# Spin Structure on AdS- Schwarzschild manifold

If we consider the AdS-Schwarzschild manifold, defined by $M^n=[s_0,\infty)\times\mathbb{S}^{n-1}$ equipped with the Riemannian metric $$\overline{g}=\frac{1}{1-ms^{2-n}+s^2}ds\otimes ds+s^2g_{\mathbb{S}^{n-1}},$$ where $m>0$ is a fixed positive number, $s_0$ is the unique positive solution of the equation $1+s_0^2-ms_0^{2-n}=0$ and $g_{\mathbb{S}^{n-1}}$ is the standard round metric on the unit sphere $\mathbb{S}^{n-1}$. The scalar curvature of $M$ is equals $-n(n-1)$.

My question is:

There exists some spin structure on $M$ ?
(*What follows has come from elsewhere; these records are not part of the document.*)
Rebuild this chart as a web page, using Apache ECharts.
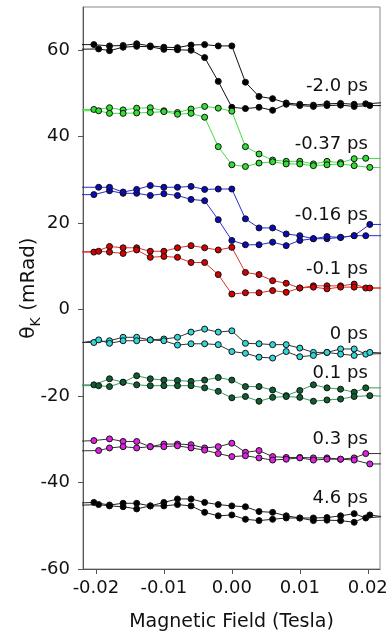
<!DOCTYPE html>
<html>
<head>
<meta charset="utf-8">
<script src="https://cdn.jsdelivr.net/npm/echarts@6/dist/echarts.min.js"></script>
<style>
  html, body { margin: 0; padding: 0; background: #fff; }
  #chart { width: 388px; height: 643px; }
</style>
</head>
<body>
<div id="chart"></div>
<script>
// magnetic field of the two sweep branches (Tesla)
const fieldA = [-0.0203, -0.018, -0.016, -0.014, -0.012, -0.010, -0.008, -0.006, -0.004, -0.002, 0.000,
                0.002, 0.004, 0.006, 0.008, 0.010, 0.012, 0.014, 0.016, 0.018, 0.0197];
const fieldB = [-0.0196, -0.018, -0.016, -0.014, -0.012, -0.010, -0.008, -0.006, -0.004, -0.002, 0.000,
                0.002, 0.004, 0.006, 0.008, 0.010, 0.012, 0.014, 0.016, 0.018, 0.0203];
// lines run on past the frame, to these fields
const edgeField = [-0.0235, 0.0235];

const delays = ['-2.0 ps', '-0.37 ps', '-0.16 ps', '-0.1 ps', '0 ps', '0.1 ps', '0.3 ps', '4.6 ps'];
const labelY = [51.6, 38.2, 21.8, 9.3, -5.8, -14.8, -30.1, -43.7];

// Kerr rotation (mRad), two branches per delay
const kerr_m2p0_a = [61.3, 61.0, 61.1, 61.5, 61.0, 60.7, 60.6, 61.2, 61.3, 61.0, 61.0, 52.6, 49.3, 48.8, 47.8, 47.5, 47.3, 47.6, 47.7, 47.5, 47.6];
const kerr_m2p0_b = [60.3, 59.9, 60.7, 60.9, 60.8, 60.2, 60.1, 60.0, 58.3, 52.8, 46.8, 46.5, 46.8, 46.1, 47.5, 47.2, 47.0, 47.2, 47.3, 47.0, 47.2];
const kerr_m037_a = [46.3, 46.7, 46.2, 46.6, 46.7, 46.0, 45.6, 46.4, 47.0, 46.6, 45.9, 37.7, 36.0, 34.6, 34.3, 34.3, 33.7, 34.3, 34.0, 34.9, 35.0];
const kerr_m037_b = [46.0, 45.4, 45.4, 45.5, 45.6, 45.8, 45.2, 45.4, 44.5, 37.7, 33.5, 33.1, 33.9, 34.2, 33.7, 33.7, 33.3, 33.5, 33.7, 33.3, 32.9];
const kerr_m016_a = [26.6, 27.5, 26.9, 26.9, 26.4, 26.8, 26.4, 25.5, 25.2, 20.8, 16.0, 15.0, 15.0, 15.6, 14.8, 16.0, 16.4, 16.4, 16.7, 17.1, 17.1];
const kerr_m016_b = [28.3, 28.3, 27.2, 27.8, 28.7, 28.3, 28.3, 28.5, 27.8, 27.9, 27.9, 21.0, 18.9, 18.9, 17.5, 17.1, 16.4, 16.9, 16.7, 17.1, 19.7];
const kerr_m01_a = [13.3, 14.6, 14.3, 14.3, 13.5, 13.5, 14.3, 14.8, 14.3, 13.8, 14.4, 8.6, 8.1, 6.7, 6.1, 5.0, 5.5, 5.5, 5.5, 5.9, 5.0];
const kerr_m01_b = [13.5, 13.3, 13.0, 13.8, 12.1, 12.3, 12.1, 10.9, 10.9, 8.1, 3.6, 3.9, 3.9, 4.4, 4.0, 5.0, 5.2, 4.8, 5.2, 5.2, 5.0];
const kerr_0_a = [-7.6, -7.2, -6.4, -6.4, -7.0, -6.8, -6.4, -5.2, -4.5, -5.2, -4.9, -7.8, -7.9, -8.1, -8.1, -8.9, -9.9, -9.9, -9.1, -9.1, -10.3];
const kerr_0_b = [-7.0, -7.8, -7.2, -7.2, -7.0, -7.2, -8.2, -7.9, -7.9, -8.1, -9.7, -10.1, -11.0, -11.2, -9.7, -10.9, -10.6, -9.9, -10.3, -10.6, -9.9];
const kerr_p01_a = [-17.4, -16.0, -16.8, -15.3, -16.0, -16.3, -16.4, -16.6, -16.3, -15.7, -16.3, -17.8, -17.8, -18.6, -19.9, -18.7, -17.4, -18.1, -18.4, -19.1, -18.1];
const kerr_p01_b = [-17.6, -17.8, -16.8, -17.4, -17.6, -17.6, -17.6, -17.6, -18.1, -18.9, -20.4, -20.1, -21.2, -20.3, -20.1, -20.3, -21.2, -20.9, -20.7, -20.1, -19.9];
const kerr_p03_a = [-30.3, -29.9, -30.5, -30.5, -31.7, -31.1, -31.1, -31.25, -32.0, -31.7, -30.9, -33.0, -32.6, -34.0, -34.2, -34.2, -34.3, -34.3, -34.6, -34.3, -33.3];
const kerr_p03_b = [-32.6, -32.0, -31.7, -32.0, -31.7, -31.7, -31.5, -32.0, -32.5, -33.3, -34.0, -33.8, -34.3, -34.8, -34.6, -34.3, -34.8, -34.6, -34.6, -34.8, -35.7];
const kerr_p46_a = [-44.6, -45.2, -44.8, -44.8, -45.4, -44.6, -43.8, -43.8, -44.6, -45.1, -45.4, -45.6, -46.7, -46.9, -47.7, -48.2, -48.2, -48.1, -47.7, -47.2, -48.2];
const kerr_p46_b = [-45.1, -45.4, -45.6, -46.1, -45.4, -45.4, -45.1, -45.4, -46.9, -47.7, -47.5, -48.5, -48.8, -48.5, -48.2, -48.2, -48.8, -48.7, -48.8, -49.2, -47.5];

// where each line meets the left / right frame
const edgeA = [[61.3, 48.0], [46.3, 34.9], [26.6, 17.1], [13.3, 5.0], [-7.6, -10.1], [-17.4, -18.1], [-30.5, -33.3], [-44.8, -47.7]];
const edgeB = [[60.2, 47.2], [46.0, 32.8], [28.3, 19.7], [13.3, 5.0], [-8.0, -10.1], [-17.6, -20.1], [-32.7, -35.7], [-45.3, -48.2]];

const branchA = [kerr_m2p0_a, kerr_m037_a, kerr_m016_a, kerr_m01_a, kerr_0_a, kerr_p01_a, kerr_p03_a, kerr_p46_a];
const branchB = [kerr_m2p0_b, kerr_m037_b, kerr_m016_b, kerr_m01_b, kerr_0_b, kerr_p01_b, kerr_p03_b, kerr_p46_b];

const markerColors = ['#000000', '#33dd33', '#0a0ab8', '#d40000', '#33d6d6', '#0f5e30', '#e020e0', '#000000'];
const lineColors = ['#111111', '#44dd44', '#2a2ad0', '#e03030', '#333333', '#3a9a60', '#333333', '#222222'];

const FONT = 'DejaVu Sans';

function branchData(field, values, edges) {
    const pts = [{ value: [edgeField[0], edges[0]], symbol: 'none' }];
    values.forEach((v, i) => pts.push([field[i], v]));
    pts.push({ value: [edgeField[1], edges[1]], symbol: 'none' });
    return pts;
}

const series = [];
delays.forEach((name, i) => {
    const base = {
        type: 'line',
        symbol: 'circle',
        symbolSize: 6,
        clip: true,
        lineStyle: { color: lineColors[i], width: 1 },
        itemStyle: { color: markerColors[i], borderColor: '#111', borderWidth: 1 },
        emphasis: { disabled: true },
        z: 2
    };
    series.push(Object.assign({}, base, {
        name: name + ' a',
        data: branchData(fieldA, branchA[i], edgeA[i]),
        markPoint: {
            symbol: 'circle',
            symbolSize: 0,
            silent: true,
            label: {
                show: true, position: 'left', distance: 0, formatter: '{b}',
                fontFamily: FONT, fontSize: 18, color: '#111'
            },
            data: [{ name: name, coord: [0.0200, labelY[i]] }]
        }
    }));
    series.push(Object.assign({}, base, {
        name: name + ' b',
        data: branchData(fieldB, branchB[i], edgeB[i])
    }));
});

const chart = echarts.init(document.getElementById('chart'));
chart.setOption({
    animation: false,
    backgroundColor: '#fff',
    grid: {
        left: 83, right: 8, top: 7, bottom: 74,
        show: true, borderColor: '#888', borderWidth: 1,
        outerBoundsMode: 'none'
    },
    xAxis: {
        type: 'value',
        min: -0.0219,
        max: 0.0218,
        name: 'Magnetic Field (Tesla)',
        nameLocation: 'middle',
        nameGap: 44,
        nameMoveOverlap: false,
        nameTextStyle: { fontFamily: FONT, fontSize: 19, color: '#111' },
        axisLine: { show: true, onZero: false, lineStyle: { color: '#555' } },
        axisTick: { show: true, length: 5, lineStyle: { color: '#555' }, customValues: [-0.02, -0.01, 0, 0.01, 0.02] },
        axisLabel: {
            margin: 10, fontFamily: FONT, fontSize: 18, color: '#111',
            customValues: [-0.02, -0.01, 0, 0.01, 0.02],
            formatter: v => v.toFixed(2)
        },
        splitLine: { show: false }
    },
    yAxis: {
        type: 'value',
        min: -60,
        max: 70,
        interval: 20,
        name: '{t|θ}{s|K}{t| (mRad)}',
        nameLocation: 'middle',
        nameGap: 40,
        nameMoveOverlap: false,
        nameTextStyle: {
            rich: {
                t: { fontFamily: FONT, fontSize: 20, lineHeight: 28, color: '#111', verticalAlign: 'middle' },
                s: { fontFamily: FONT, fontSize: 14, lineHeight: 14, color: '#111', verticalAlign: 'bottom' }
            }
        },
        axisLine: { show: true, onZero: false, lineStyle: { color: '#555' } },
        axisTick: { show: true, length: 5, lineStyle: { color: '#555' } },
        axisLabel: { margin: 13, fontFamily: FONT, fontSize: 18, color: '#111', showMaxLabel: false },
        splitLine: { show: false }
    },
    series: series
});
</script>
</body>
</html>
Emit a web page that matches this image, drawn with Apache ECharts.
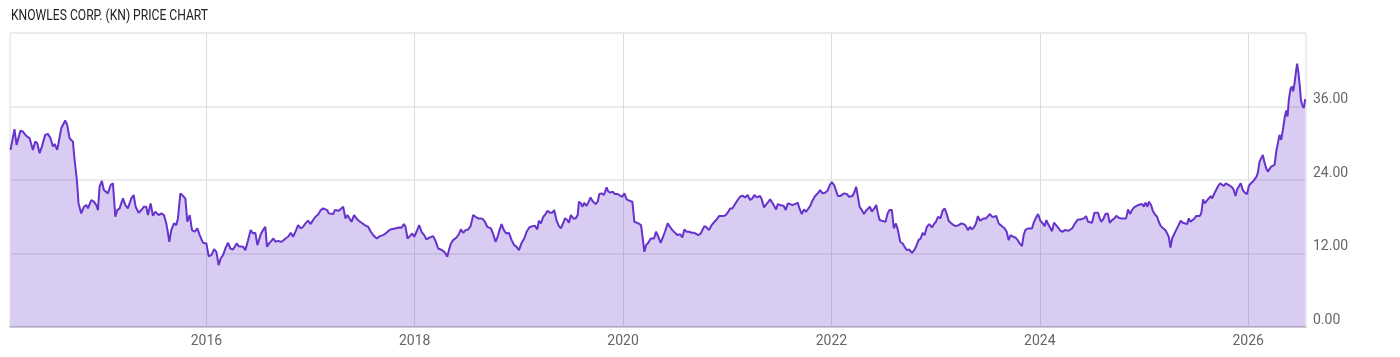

Since the Hyperbolic space is a particular case when $m\to0$ and the hyperbolic space admits a spin structure, is natural asking for a spin structure on the AdS- Schwarschild space?

The existence or nonexistence of a spin structure on a smooth manifold $M$ is a topological question, in that it does not depend on the choice of a Riemannian metric on $M$. Spin structures are obstructed by the second Stiefel-Whitney class $w_2\in H^2(M;\mathbb Z/2)$, in that $M$ admits a spin structure iff $w_2(TM) = 0$.
Since $M^2 = [s_0,\infty)\times S^{n-1}$, its tangent bundle decomposes as
$$TM^3 \cong \pi_1^*T([s_0,\infty)) \oplus \pi_2^*TS^{n-1},$$
where $\pi_1,\pi_2$ are the projections from $M^n$ onto its two components. Since $[s_0,\infty)$ is contractible, its tangent bundle is trivial. The tangent bundle to $S^{n-1}$ is stably trivial, since embedding $S^{n-1}\hookrightarrow\mathbb R^n$ realizes $\underline{\mathbb R}^n \cong T\mathbb R^n|_{S^{n-1}} = TS^n\oplus\nu$, where $\nu$ is the normal bundle to the embedding, and $\nu$ is a trivial bundle.
Since $w_2$ is a stable characteristic class, it vanishes on stably trivial vector bundles, so $w_2(M^n) = 0$, and therefore $M^n$ admits a spin structure.